Fashion Specific Algorithms Need Style Expertise

Fashion Specific Algorithms Need Style Expertise

There’s no showbusiness without the show or the business. Likewise, when it comes to fashion-tech there is no tech without the fashion.

Tech expertise benefits from fashion domain expertise and vice versa. Fashion technology and all the wonders of dazzling customer experiences, storytelling, inspiration and discovery that it affords us may well be the new showbusiness of our time. But fashion is different to movies and other verticals such as music and books. Why we wear what we wear changes. Fashion is emotional and we can switch our tastes as quickly as we blink. In order to cater to these nuances and shifts in emotions and trends you need the synergistic double act of both fashion and tech to get Oscar winning AI. That’s what makes our fashion-specific AI at Dressipi world-class.

Personal Style is not Static

How we shop our wardrobes is not as straightforward as only watching romcom movies. And our predictive recommendations reflect this. When it comes to movies a Romcom is a Romcom and Sci-Fi is Sci-Fi. It’s as simple as that. When it comes to fashion one customer’s ‘casual’ is another person’s ‘way-out-there trendy’. I might decide to try out a new trend – case in hand florals even after I’ve stressed ‘never show me florals’ - but I’m never going to go out of my way to watch a Thriller (I’m happy with a Romcom!). Fashion sets the style standards and having the human touch at Dressipi gives meaning to the emotional element of shopping, but technology scales our output and data makes it relevant to each customer.

The Synergy between Fashion and Tech

In the realm of AI and personalization we often reference Spotify and Netflix. Netflix’s Marc Randolph described recently in Clubhouse, his relationship with co-founder Reed Hastings as ying-yang: Marc the dreamer, the marketing guy and Reed the realist, the logically driven computer scientist. It resonated with me, highlighting the value of the synergistic relationship between our fashion and tech teams at Dressipi, which in turn is reflected in the technology we build and the data we harness.

Fashion informs tech - from creating and updating our garment attributions, to understanding the concept of what makes one style different to another and how to put great outfits together. Tech on the other hand enables fashion. When the data output for a trend-driven retailer looked like it might have been slightly off target because it flagged up that sales of plain t-shirts and jeans were disproportionately higher to the trend-led pieces, the fashion team explained that that is how most customer’s shop. They were shopping the basics (jeans and tees) and blending in the trend led pieces. For customers who are all about trends, obviously this pattern will differ. And if a customer suddenly buys an evening dress, chances are she is shopping for a specific occasion. Once she’s purchased that occasion-specific dress, she’s not going to want to be shown more evening dress recommendations. The key here is to find a happy balance between all these garment variables. Our fashion input prevents data from anaesthetising the concept of style and ensures our recommendations have both the discoverability and inspiration factor.

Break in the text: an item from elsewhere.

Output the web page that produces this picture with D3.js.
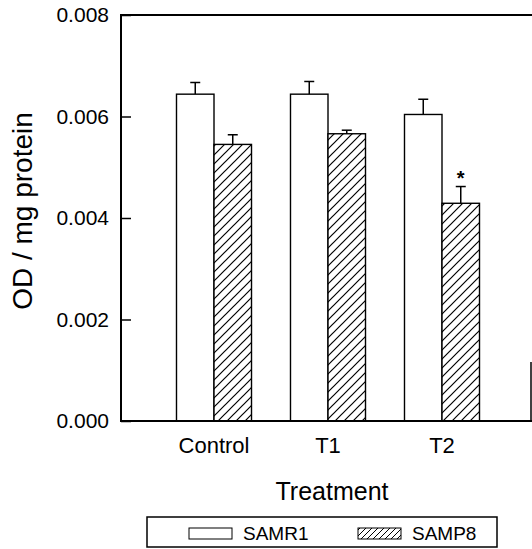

Examples of a top with the 'basic' wardrobe attribute and a top with the 'highlight' wardrobe attribute

Technology allows us in the fashion industry to scale our creativity and output. Having the constant human touch ensures that output is always on brand and true to a design team’s creative DNA. Technology is also a way to put the right garment in front of the right customer at the right time. Even if it’s a garment that a customer never thought to look at. There are only so many hours in a day for a brand’s creative teams to photograph various ways in which an item can be styled in an outfit. However, using that as a starting point and source of a brand’s creative expertise, our technology enables a retailer to scale that creativity. For John Lewis we build over 100 million personalized outfits each night. Each garment is accounted for and each outfit is tailored to suit a customer’s preferences. Showing the versatility of a garment, puts it into context and inspires. It’s simply not possible to do that in real time in a studio, or to keep track of new in and sold-out inventory – items that are no longer in stock won’t appear in our outfits.


Technology when used well is there to enhance the creativity of the retail industry. It’s not about replacing it or simply reproducing it. It acts like a wonderful springboard. In building our fashion-specific AI our fashion domain expertise serves as a springboard. Fashion and technology teams are solving the same problems; working towards providing the same solutions so that retailers can better serve their customers. Although we’re coming at it from different angles, for both it’s about patterns, pattern building, pattern recognition, and staying curious. I was happy to be curious about florals, but you still won’t convince me to watch a thriller.